## What you have to do:
Return each line of the data below exactly, omitting any pictures.

## Information supplied:
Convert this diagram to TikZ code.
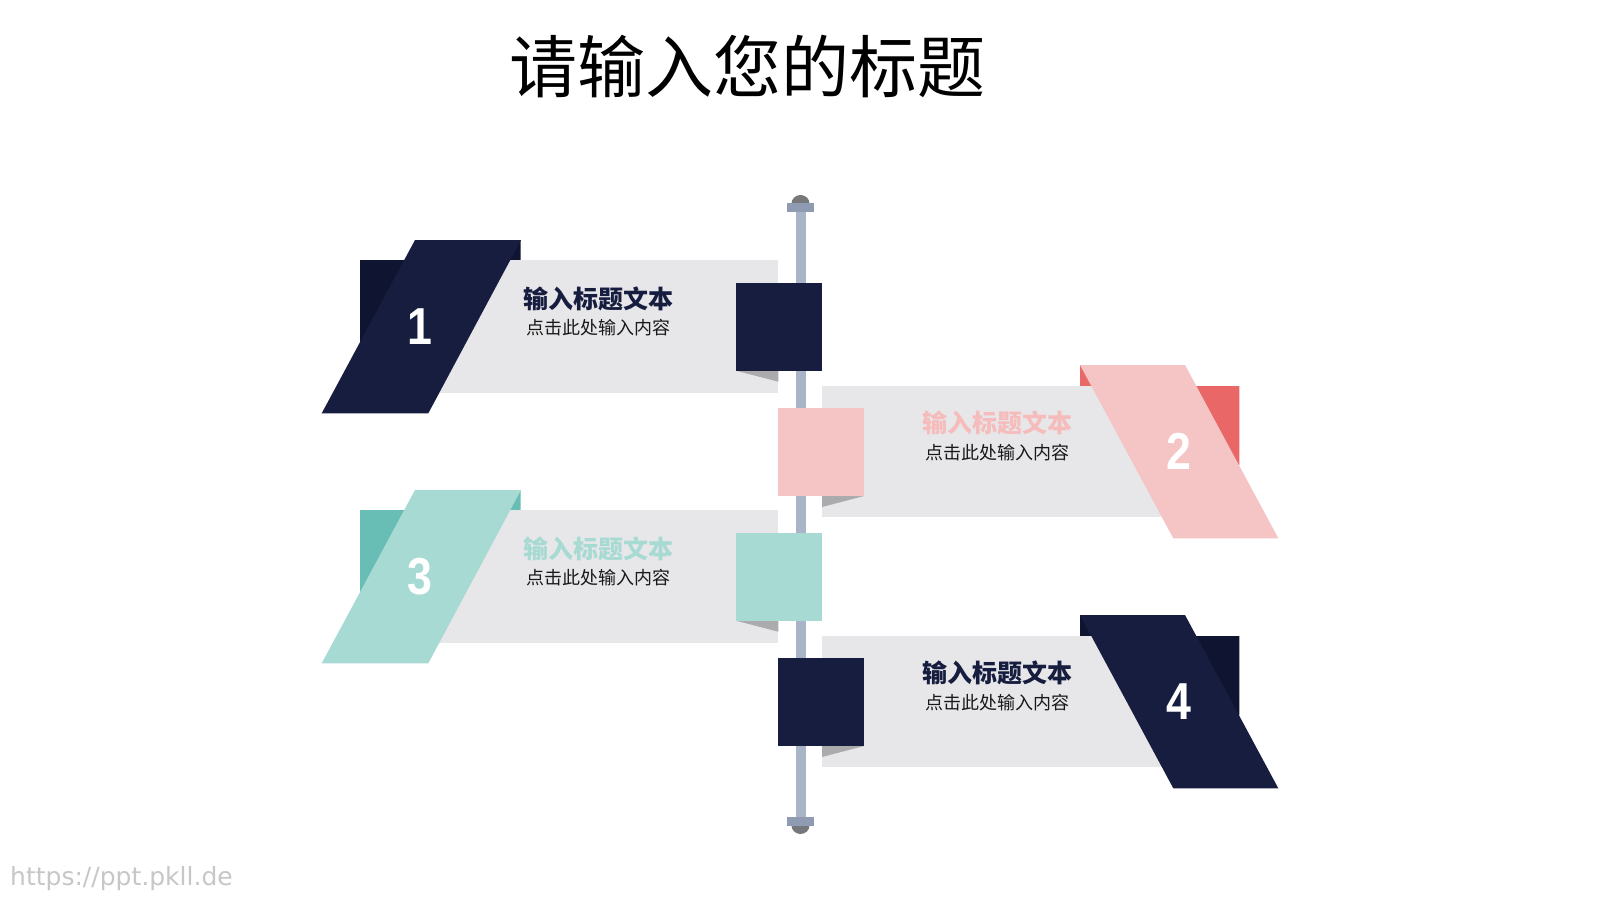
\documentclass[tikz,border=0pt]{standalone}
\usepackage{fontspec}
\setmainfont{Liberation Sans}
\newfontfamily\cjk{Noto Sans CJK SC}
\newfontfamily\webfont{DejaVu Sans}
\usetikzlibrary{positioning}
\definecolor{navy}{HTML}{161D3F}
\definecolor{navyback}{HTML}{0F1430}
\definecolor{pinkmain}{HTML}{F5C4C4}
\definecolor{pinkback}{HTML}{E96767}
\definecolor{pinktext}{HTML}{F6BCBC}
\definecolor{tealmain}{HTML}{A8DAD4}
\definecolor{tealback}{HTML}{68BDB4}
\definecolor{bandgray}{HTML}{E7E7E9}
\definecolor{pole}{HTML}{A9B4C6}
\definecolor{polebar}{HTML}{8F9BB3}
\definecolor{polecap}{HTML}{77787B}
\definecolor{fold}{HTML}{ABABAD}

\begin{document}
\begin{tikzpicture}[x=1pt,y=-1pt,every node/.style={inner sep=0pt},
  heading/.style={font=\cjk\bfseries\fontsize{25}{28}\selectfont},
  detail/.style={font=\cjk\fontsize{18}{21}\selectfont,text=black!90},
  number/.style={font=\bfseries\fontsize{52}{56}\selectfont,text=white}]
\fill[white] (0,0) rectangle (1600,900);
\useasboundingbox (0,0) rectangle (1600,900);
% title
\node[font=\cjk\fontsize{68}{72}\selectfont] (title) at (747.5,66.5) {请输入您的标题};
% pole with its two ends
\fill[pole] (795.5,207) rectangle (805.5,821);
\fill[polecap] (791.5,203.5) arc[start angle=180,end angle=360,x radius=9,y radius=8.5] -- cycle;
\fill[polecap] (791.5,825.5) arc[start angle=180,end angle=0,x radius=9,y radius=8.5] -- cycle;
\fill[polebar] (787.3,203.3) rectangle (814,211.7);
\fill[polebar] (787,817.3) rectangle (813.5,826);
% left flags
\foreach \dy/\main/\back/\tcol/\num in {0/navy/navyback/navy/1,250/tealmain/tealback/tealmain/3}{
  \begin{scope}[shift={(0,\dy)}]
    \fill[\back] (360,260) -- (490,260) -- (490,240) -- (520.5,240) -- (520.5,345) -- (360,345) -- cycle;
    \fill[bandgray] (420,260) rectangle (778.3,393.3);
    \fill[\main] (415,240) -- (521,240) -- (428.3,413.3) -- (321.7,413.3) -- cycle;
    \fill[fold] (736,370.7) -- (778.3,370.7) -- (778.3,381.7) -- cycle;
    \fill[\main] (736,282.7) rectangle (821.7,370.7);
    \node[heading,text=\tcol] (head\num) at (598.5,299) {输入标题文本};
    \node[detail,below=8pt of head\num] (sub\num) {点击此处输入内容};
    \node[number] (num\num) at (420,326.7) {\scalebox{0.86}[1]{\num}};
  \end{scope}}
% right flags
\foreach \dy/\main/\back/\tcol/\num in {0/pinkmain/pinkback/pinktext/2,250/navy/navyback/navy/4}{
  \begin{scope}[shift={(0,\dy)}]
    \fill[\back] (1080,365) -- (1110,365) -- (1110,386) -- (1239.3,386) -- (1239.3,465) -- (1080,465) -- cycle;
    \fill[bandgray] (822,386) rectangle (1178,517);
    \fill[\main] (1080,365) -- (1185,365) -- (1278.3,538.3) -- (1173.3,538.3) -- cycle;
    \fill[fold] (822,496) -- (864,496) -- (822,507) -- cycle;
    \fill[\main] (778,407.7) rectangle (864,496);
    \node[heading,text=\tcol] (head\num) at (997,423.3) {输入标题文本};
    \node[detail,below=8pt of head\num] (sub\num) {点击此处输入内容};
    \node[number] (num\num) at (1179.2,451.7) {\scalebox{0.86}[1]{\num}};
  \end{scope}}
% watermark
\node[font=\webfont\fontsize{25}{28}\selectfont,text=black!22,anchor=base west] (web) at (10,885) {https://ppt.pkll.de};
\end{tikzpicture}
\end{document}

## Result for this task:
Convert this diagram to TikZ code.
\documentclass[tikz,border=0pt]{standalone}
\usepackage{fontspec}
\setmainfont{Liberation Sans}
\newfontfamily\cjk{Noto Sans CJK SC}
\newfontfamily\webfont{DejaVu Sans}
\usetikzlibrary{positioning}
\definecolor{navy}{HTML}{161D3F}
\definecolor{navyback}{HTML}{0F1430}
\definecolor{pinkmain}{HTML}{F5C4C4}
\definecolor{pinkback}{HTML}{E96767}
\definecolor{pinktext}{HTML}{F6BCBC}
\definecolor{tealmain}{HTML}{A8DAD4}
\definecolor{tealback}{HTML}{68BDB4}
\definecolor{bandgray}{HTML}{E7E7E9}
\definecolor{pole}{HTML}{A9B4C6}
\definecolor{polebar}{HTML}{8F9BB3}
\definecolor{polecap}{HTML}{77787B}
\definecolor{fold}{HTML}{ABABAD}

\begin{document}
\begin{tikzpicture}[x=1pt,y=-1pt,every node/.style={inner sep=0pt},
  heading/.style={font=\cjk\bfseries\fontsize{25}{28}\selectfont},
  detail/.style={font=\cjk\fontsize{18}{21}\selectfont,text=black!90},
  number/.style={font=\bfseries\fontsize{52}{56}\selectfont,text=white}]
\fill[white] (0,0) rectangle (1600,900);
\useasboundingbox (0,0) rectangle (1600,900);
% title
\node[font=\cjk\fontsize{68}{72}\selectfont] (title) at (747.5,66.5) {请输入您的标题};
% pole with its two ends
\fill[pole] (795.5,207) rectangle (805.5,821);
\fill[polecap] (791.5,203.5) arc[start angle=180,end angle=360,x radius=9,y radius=8.5] -- cycle;
\fill[polecap] (791.5,825.5) arc[start angle=180,end angle=0,x radius=9,y radius=8.5] -- cycle;
\fill[polebar] (787.3,203.3) rectangle (814,211.7);
\fill[polebar] (787,817.3) rectangle (813.5,826);
% left flags
\foreach \dy/\main/\back/\tcol/\num in {0/navy/navyback/navy/1,250/tealmain/tealback/tealmain/3}{
  \begin{scope}[shift={(0,\dy)}]
    \fill[\back] (360,260) -- (490,260) -- (490,240) -- (520.5,240) -- (520.5,345) -- (360,345) -- cycle;
    \fill[bandgray] (420,260) rectangle (778.3,393.3);
    \fill[\main] (415,240) -- (521,240) -- (428.3,413.3) -- (321.7,413.3) -- cycle;
    \fill[fold] (736,370.7) -- (778.3,370.7) -- (778.3,381.7) -- cycle;
    \fill[\main] (736,282.7) rectangle (821.7,370.7);
    \node[heading,text=\tcol] (head\num) at (598.5,299) {输入标题文本};
    \node[detail,below=8pt of head\num] (sub\num) {点击此处输入内容};
    \node[number] (num\num) at (420,326.7) {\scalebox{0.86}[1]{\num}};
  \end{scope}}
% right flags
\foreach \dy/\main/\back/\tcol/\num in {0/pinkmain/pinkback/pinktext/2,250/navy/navyback/navy/4}{
  \begin{scope}[shift={(0,\dy)}]
    \fill[\back] (1080,365) -- (1110,365) -- (1110,386) -- (1239.3,386) -- (1239.3,465) -- (1080,465) -- cycle;
    \fill[bandgray] (822,386) rectangle (1178,517);
    \fill[\main] (1080,365) -- (1185,365) -- (1278.3,538.3) -- (1173.3,538.3) -- cycle;
    \fill[fold] (822,496) -- (864,496) -- (822,507) -- cycle;
    \fill[\main] (778,407.7) rectangle (864,496);
    \node[heading,text=\tcol] (head\num) at (997,423.3) {输入标题文本};
    \node[detail,below=8pt of head\num] (sub\num) {点击此处输入内容};
    \node[number] (num\num) at (1179.2,451.7) {\scalebox{0.86}[1]{\num}};
  \end{scope}}
% watermark
\node[font=\webfont\fontsize{25}{28}\selectfont,text=black!22,anchor=base west] (web) at (10,885) {https://ppt.pkll.de};
\end{tikzpicture}
\end{document}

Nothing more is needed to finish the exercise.